- The paper introduces three innovative methods—hybrid learning, value hardening, and epigraphical learning—to approximate discontinuous game values under state constraints.
- The paper demonstrates the effectiveness of these approaches through 5D, 9D, and 13D simulations, with hybrid learning achieving superior safety and scalability in complex human-robot interactions.
- The paper outlines future research directions, including integrating adaptive activation functions and reinforcement learning with physics-informed machine learning to enhance control in safety-critical robotics.
Understanding the Limits of Current Approaches in Robotics
In the field of robotics, especially where safety is emphasized, controlling the interaction between human and robotic players is essential. A standard approach involves using model predictive control (MPC), where safety is typically ensured by integrating state constraints derived from a zero-sum game formulation. However, limitations of zero-sum games include unnecessary conservatism and slow decision-making due to the need for real-time MPC atop value approximation.
The Challenge of Calculating Game Value
In multiplayer differential games that are not purely adversarial (general-sum), players may possess incomplete information about one another and must constantly reassess their strategies based on observations. Ideally, one would compute the game's value facilitating optimal control while adhering to constraints. Yet, general-sum differential games with restrictions do not have well-characterized solutions, subjecting calculations to the curse of dimensionality (CoD). Although physics-informed machine learning (PIML) approaches have been attempted to avoid CoD, they struggle with learning discontinuous solutions brought about by state constraints.
New Approaches for Value Approximation
Researchers explored three innovative solutions to tackle the problem of discontinuous value approximation:
- Hybrid Learning: This technique combines equilibrium data and Hamilton-Jacobi-Isaac (HJI) PDE constraints. It utilizes human insights to generate equilibrium demonstrations for discontinuous regions of value.
- Value Hardening: Influenced by curriculum learning, this method gradually increases the Lipschitz constant on state violation penalties to handle discontinuities.
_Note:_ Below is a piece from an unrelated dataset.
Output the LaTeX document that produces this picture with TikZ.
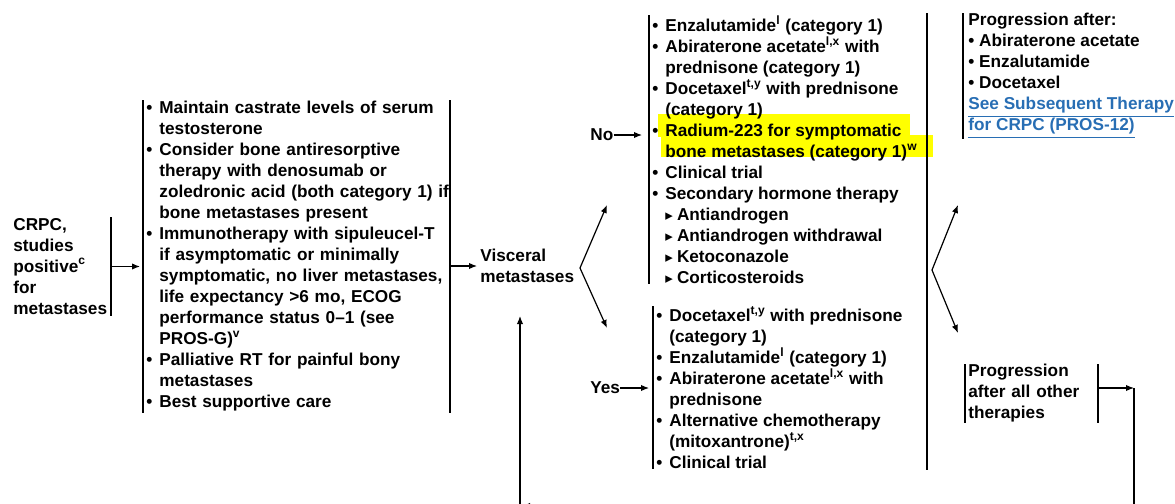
\documentclass[tikz,border=0pt]{standalone}
\usepackage{fontspec}
\setmainfont{Liberation Sans}
\newfontfamily\symfont{DejaVu Sans}
\usepackage{tikz}
\usetikzlibrary{arrows.meta}
\definecolor{hilite}{RGB}{255,255,0}
\definecolor{linkblue}{RGB}{40,110,180}
\newcommand\bul{\makebox[6.5pt][l]{\textbullet}}
\newcommand\hng{\hspace*{6.5pt}}
\newcommand\subbul{\hspace*{6.5pt}\makebox[5.8pt][l]{\symfont\fontsize{7.5}{7.5}\selectfont ▸}}
\newcommand\lnk[1]{\textcolor{linkblue}{\underline{#1}}}
\tikzset{
  blk/.style={inner sep=0pt, align=left, anchor=north west, font=\fontsize{8.6}{10.5}\selectfont\bfseries},
  arr/.style={-{Latex[length=4pt,width=3.2pt]}, line width=0.6pt},
  bar/.style={line width=0.75pt}
}
\begin{document}
\begin{tikzpicture}[x=0.5pt,y=-0.5pt]
	\useasboundingbox (0,0) rectangle (1175,504);
	\clip (0,0) rectangle (1175,504);
	\fill[hilite] (658,114) rectangle (910,137);
	\fill[hilite] (661,135) rectangle (933,157);

	\node[blk, text width=48.5pt, inner ysep=0.5pt] (crpc) at (13,217) {CRPC,\\studies\\positive\textsuperscript{c}\\for\\metastases};
	\node[blk, text width=150pt, inner xsep=1.5pt, inner ysep=0.5pt] (box2) at (143,100) {\bul Maintain castrate levels of serum\\
		\hng testosterone\\
		\bul Consider bone antiresorptive\\
		\hng therapy with denosumab or\\
		\hng \mbox{zoledronic acid (both category 1) if}\\
		\hng bone metastases present\\
		\bul Immunotherapy with sipuleucel-T\\
		\hng if asymptomatic or minimally\\
		\hng symptomatic, no liver metastases,\\
		\hng life expectancy >6 mo, ECOG\\
		\hng performance status 0--1 (see\\
		\hng PROS-G)\textsuperscript{v}\\
		\bul Palliative RT for painful bony\\
		\hng metastases\\
		\bul Best supportive care};
	\node[blk, inner xsep=1.5pt, anchor=west] (visc) at (477,266) {Visceral\\metastases};
	\node[blk, anchor=west] (no) at (590,135) {No};
	\node[blk, anchor=west] (yes) at (590,388) {Yes};
	\node[blk, inner xsep=1.5pt] (nobox) at (649,15) {\bul Enzalutamide\textsuperscript{l} (category 1)\\
		\bul Abiraterone acetate\textsuperscript{l,x} with\\
		\hng prednisone (category 1)\\
		\bul Docetaxel\textsuperscript{t,y} with prednisone\\
		\hng (category 1)\\
		\bul Radium-223 for symptomatic\\
		\hng bone metastases (category 1)\textsuperscript{w}\\
		\bul Clinical trial\\
		\bul Secondary hormone therapy\\
		\subbul Antiandrogen\\
		\subbul Antiandrogen withdrawal\\
		\subbul Ketoconazole\\
		\subbul Corticosteroids};
	\node[blk, inner xsep=1.5pt] (yesbox) at (653,306) {\bul Docetaxel\textsuperscript{t,y} with prednisone\\
		\hng (category 1)\\
		\bul Enzalutamide\textsuperscript{l} (category 1)\\
		\bul Abiraterone acetate\textsuperscript{l,x} with\\
		\hng prednisone\\
		\bul Alternative chemotherapy\\
		\hng (mitoxantrone)\textsuperscript{t,x}\\
		\bul Clinical trial};
	\node[blk, inner xsep=2.5pt] (prog1) at (963,13) {Progression after:\\
		\textbullet\ Abiraterone acetate\\
		\textbullet\ Enzalutamide\\
		\textbullet\ Docetaxel\\
		\lnk{See Subsequent Therapy}\\
		\lnk{for CRPC (PROS-12)}};
	\node[blk, text width=63pt, inner xsep=1.5pt] (prog2) at (965,364) {Progression\\after all other\\therapies};

	\draw[bar] (crpc.north east) -- (crpc.south east);
	\draw[bar] (box2.north west) -- (box2.south west);
	\draw[bar] (box2.north east) -- (box2.south east);
	\draw[bar] (nobox.north west) -- (nobox.south west);
	\draw[bar] (yesbox.north west) -- (yesbox.south west);
	\draw[bar] (927,13) -- (927,470);
	\draw[bar] (prog1.north west) -- (prog1.south west);
	\draw[bar] (prog2.north west) -- (prog2.south west);
	\draw[bar] (prog2.north east) -- (prog2.south east);

	\draw[arr, shorten >=1.5pt] (crpc.east) -- (crpc.east -| box2.west);
	\draw[arr] (box2.east |- visc.west) -- (visc.west);
	\coordinate (vb) at (580,268);
	\coordinate (vbup) at (607,205);
	\coordinate (vbdn) at (607,328);
	\draw[arr] (vb) -- (vbup);
	\draw[arr] (vb) -- (vbdn);
	\draw[arr, shorten >=3.5pt] (no.east) -- (no.east -| nobox.west);
	\draw[arr, shorten >=2pt] (yes.east) -- (yes.east -| yesbox.west);
	\coordinate (rb) at (932,270);
	\coordinate (rbup) at (958,205);
	\coordinate (rbdn) at (958,333);
	\draw[arr] (rb) -- (rbup);
	\draw[arr] (rb) -- (rbdn);
	\coordinate (lp) at (1134,388);
	\coordinate (lpb) at (522,506);
	\coordinate (lpc) at (520,506);
	\coordinate (vup) at (520,316);
	\draw[arr] (prog2.east |- lp) -- (lp);
	\draw[arr] (lp) |- (lpb);
	\draw[arr] (lpc) -- (vup);
\end{tikzpicture}
\end{document}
- Epigraphical Learning: By lifting the game value to an augmented space through epigraphical technique, a continuous approximation becomes feasible, which PIML can leverage.
Performance Comparisons
Evaluative simulations were conducted using 5D and 9D vehicle and 13D drone interactions. The results revealed that hybrid learning outperformed other methods in terms of safety performance and generalization. It also scaled more effectively to higher-dimensional states within the same computational limits. This marks a substantial advancement in informed decision-making for safer human-robot interactions.
Significance and Future Directions
The hybrid learning approach could revolutionize the speed and safety of decisions in robotics applications involving humans. This integration of supervised learning with PIML provides an effective solution while addressing the computational challenges associated with higher-dimensional problems.
The research invites further investigation into utilizing adaptive activation functions for neural networks and exploring the interplay between PIML and reinforcement learning to fine-tune value-based strategies in safety-critical scenarios. As the field advances, the findings offer a promising direction for developing robust control mechanisms in general-sum differential games.